WHAT TO WORK ON:
Starting from the top of the material, restate each line exactly until the line that contains "ax.set_xlim(-0.5, 3.47)", which is also copied. Pictures are excluded.
** Start DATA SEGMENT **
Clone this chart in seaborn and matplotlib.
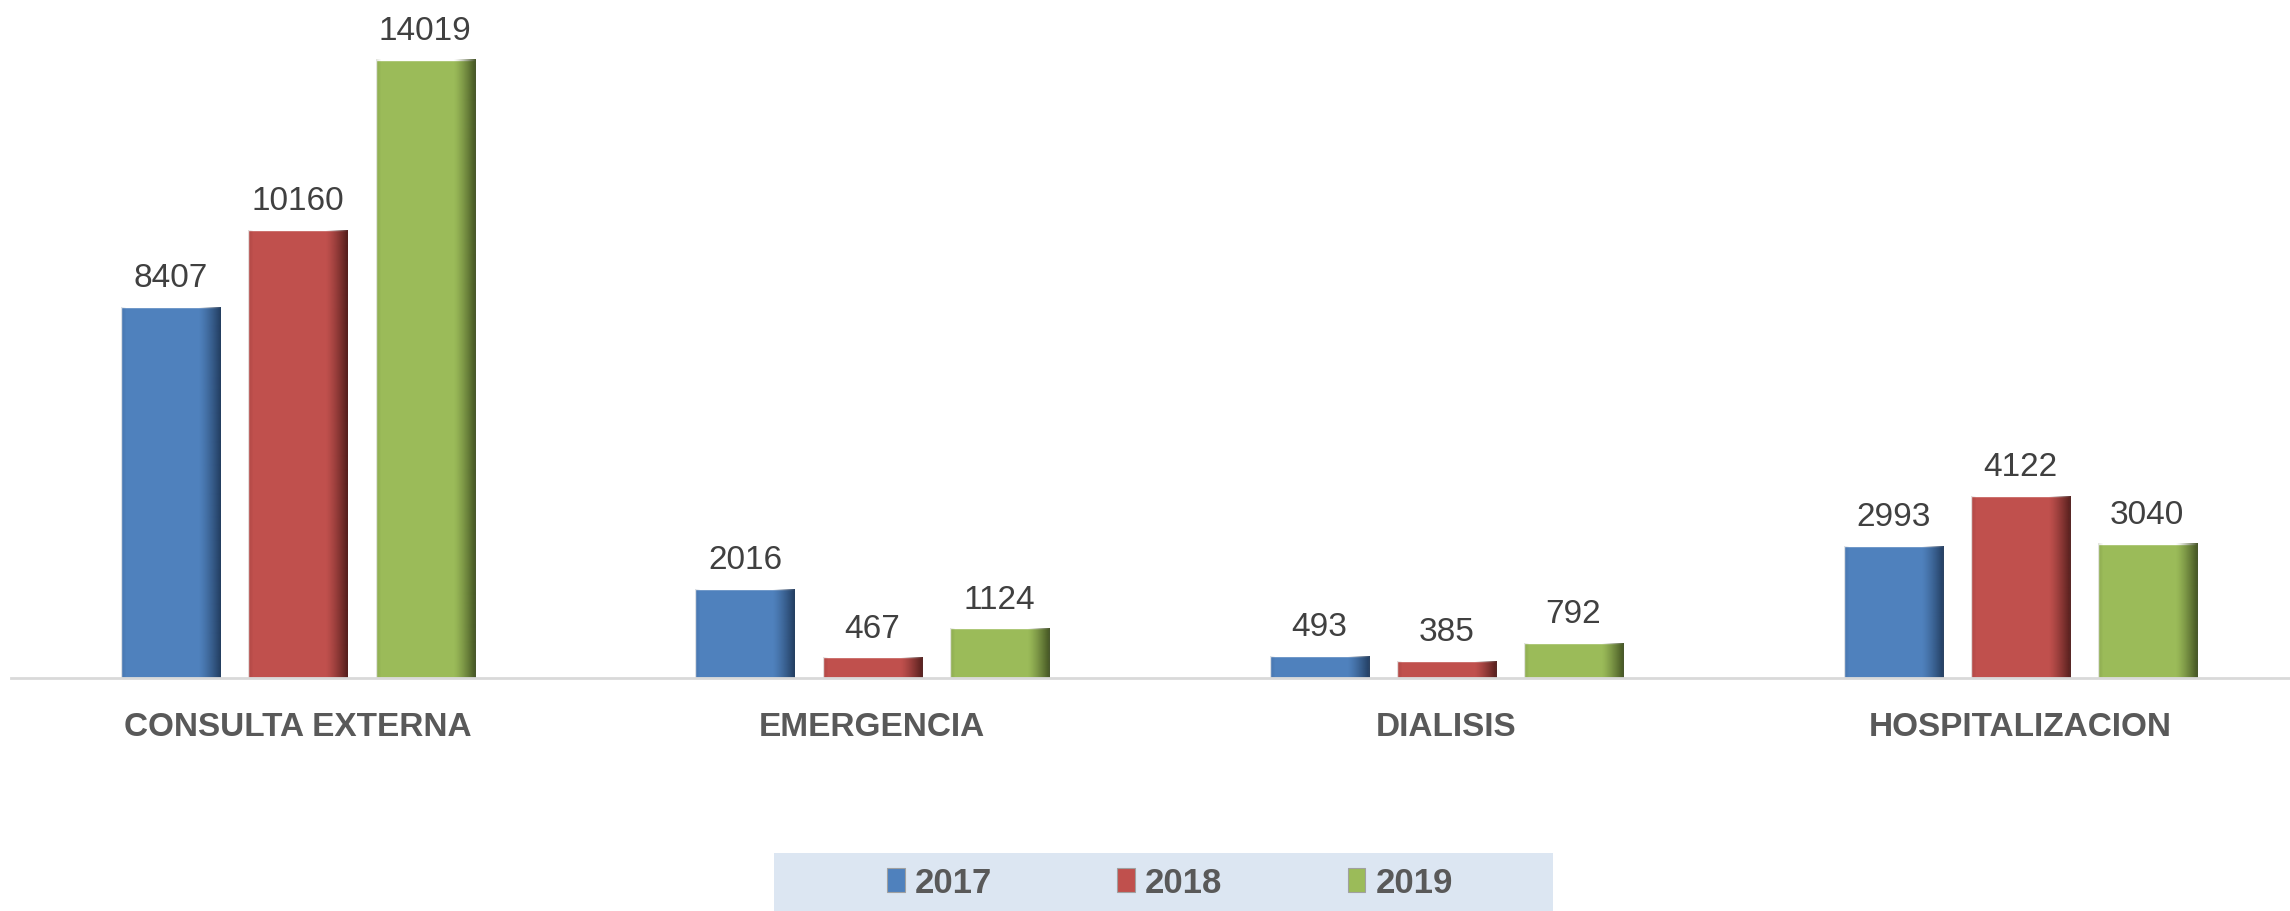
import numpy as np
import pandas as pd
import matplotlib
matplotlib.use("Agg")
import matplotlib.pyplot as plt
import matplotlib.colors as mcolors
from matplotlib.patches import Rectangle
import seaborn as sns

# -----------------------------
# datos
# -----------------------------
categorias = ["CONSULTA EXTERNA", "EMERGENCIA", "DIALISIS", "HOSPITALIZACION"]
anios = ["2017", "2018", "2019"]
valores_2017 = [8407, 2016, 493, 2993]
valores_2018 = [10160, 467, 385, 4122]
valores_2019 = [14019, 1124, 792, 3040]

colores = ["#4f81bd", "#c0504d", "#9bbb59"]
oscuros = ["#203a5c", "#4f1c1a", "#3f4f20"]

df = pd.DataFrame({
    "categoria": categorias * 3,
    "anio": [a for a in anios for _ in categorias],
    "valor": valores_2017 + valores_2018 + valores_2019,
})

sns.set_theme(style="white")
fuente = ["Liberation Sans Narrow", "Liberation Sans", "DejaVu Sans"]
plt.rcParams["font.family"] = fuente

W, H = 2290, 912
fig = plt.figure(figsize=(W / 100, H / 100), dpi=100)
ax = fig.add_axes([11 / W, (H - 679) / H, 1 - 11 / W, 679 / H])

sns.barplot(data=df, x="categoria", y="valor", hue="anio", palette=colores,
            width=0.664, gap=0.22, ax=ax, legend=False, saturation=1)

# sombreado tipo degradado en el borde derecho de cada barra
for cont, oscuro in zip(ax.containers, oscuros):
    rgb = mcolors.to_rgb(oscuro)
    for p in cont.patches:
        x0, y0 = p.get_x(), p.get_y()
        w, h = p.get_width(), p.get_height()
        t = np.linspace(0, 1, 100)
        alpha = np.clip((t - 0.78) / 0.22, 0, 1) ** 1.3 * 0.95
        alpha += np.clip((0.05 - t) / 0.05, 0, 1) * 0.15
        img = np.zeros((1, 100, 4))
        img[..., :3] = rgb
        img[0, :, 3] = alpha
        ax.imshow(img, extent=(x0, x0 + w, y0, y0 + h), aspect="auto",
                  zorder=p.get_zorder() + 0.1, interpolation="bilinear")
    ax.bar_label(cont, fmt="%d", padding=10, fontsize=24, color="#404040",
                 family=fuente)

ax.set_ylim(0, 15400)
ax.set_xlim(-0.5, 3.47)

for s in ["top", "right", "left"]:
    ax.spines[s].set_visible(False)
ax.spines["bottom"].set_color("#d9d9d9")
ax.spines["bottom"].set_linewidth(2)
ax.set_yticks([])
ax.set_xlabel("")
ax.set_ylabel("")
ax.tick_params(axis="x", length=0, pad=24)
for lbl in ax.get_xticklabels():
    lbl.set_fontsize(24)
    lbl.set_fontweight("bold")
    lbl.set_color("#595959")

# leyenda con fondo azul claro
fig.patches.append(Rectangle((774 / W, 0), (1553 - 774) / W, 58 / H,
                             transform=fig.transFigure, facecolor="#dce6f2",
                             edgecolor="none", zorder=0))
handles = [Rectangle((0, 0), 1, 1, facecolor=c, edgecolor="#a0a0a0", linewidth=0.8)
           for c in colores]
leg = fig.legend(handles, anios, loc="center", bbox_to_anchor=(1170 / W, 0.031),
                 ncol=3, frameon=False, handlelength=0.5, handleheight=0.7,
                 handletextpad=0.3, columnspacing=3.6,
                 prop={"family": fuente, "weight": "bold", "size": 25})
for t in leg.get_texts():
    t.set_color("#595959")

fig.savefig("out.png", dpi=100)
** End DATA SEGMENT **
TASK OUTPUT:
Clone this chart in seaborn and matplotlib.
import numpy as np
import pandas as pd
import matplotlib
matplotlib.use("Agg")
import matplotlib.pyplot as plt
import matplotlib.colors as mcolors
from matplotlib.patches import Rectangle
import seaborn as sns

# -----------------------------
# datos
# -----------------------------
categorias = ["CONSULTA EXTERNA", "EMERGENCIA", "DIALISIS", "HOSPITALIZACION"]
anios = ["2017", "2018", "2019"]
valores_2017 = [8407, 2016, 493, 2993]
valores_2018 = [10160, 467, 385, 4122]
valores_2019 = [14019, 1124, 792, 3040]

colores = ["#4f81bd", "#c0504d", "#9bbb59"]
oscuros = ["#203a5c", "#4f1c1a", "#3f4f20"]

df = pd.DataFrame({
    "categoria": categorias * 3,
    "anio": [a for a in anios for _ in categorias],
    "valor": valores_2017 + valores_2018 + valores_2019,
})

sns.set_theme(style="white")
fuente = ["Liberation Sans Narrow", "Liberation Sans", "DejaVu Sans"]
plt.rcParams["font.family"] = fuente

W, H = 2290, 912
fig = plt.figure(figsize=(W / 100, H / 100), dpi=100)
ax = fig.add_axes([11 / W, (H - 679) / H, 1 - 11 / W, 679 / H])

sns.barplot(data=df, x="categoria", y="valor", hue="anio", palette=colores,
            width=0.664, gap=0.22, ax=ax, legend=False, saturation=1)

# sombreado tipo degradado en el borde derecho de cada barra
for cont, oscuro in zip(ax.containers, oscuros):
    rgb = mcolors.to_rgb(oscuro)
    for p in cont.patches:
        x0, y0 = p.get_x(), p.get_y()
        w, h = p.get_width(), p.get_height()
        t = np.linspace(0, 1, 100)
        alpha = np.clip((t - 0.78) / 0.22, 0, 1) ** 1.3 * 0.95
        alpha += np.clip((0.05 - t) / 0.05, 0, 1) * 0.15
        img = np.zeros((1, 100, 4))
        img[..., :3] = rgb
        img[0, :, 3] = alpha
        ax.imshow(img, extent=(x0, x0 + w, y0, y0 + h), aspect="auto",
                  zorder=p.get_zorder() + 0.1, interpolation="bilinear")
    ax.bar_label(cont, fmt="%d", padding=10, fontsize=24, color="#404040",
                 family=fuente)

ax.set_ylim(0, 15400)
ax.set_xlim(-0.5, 3.47)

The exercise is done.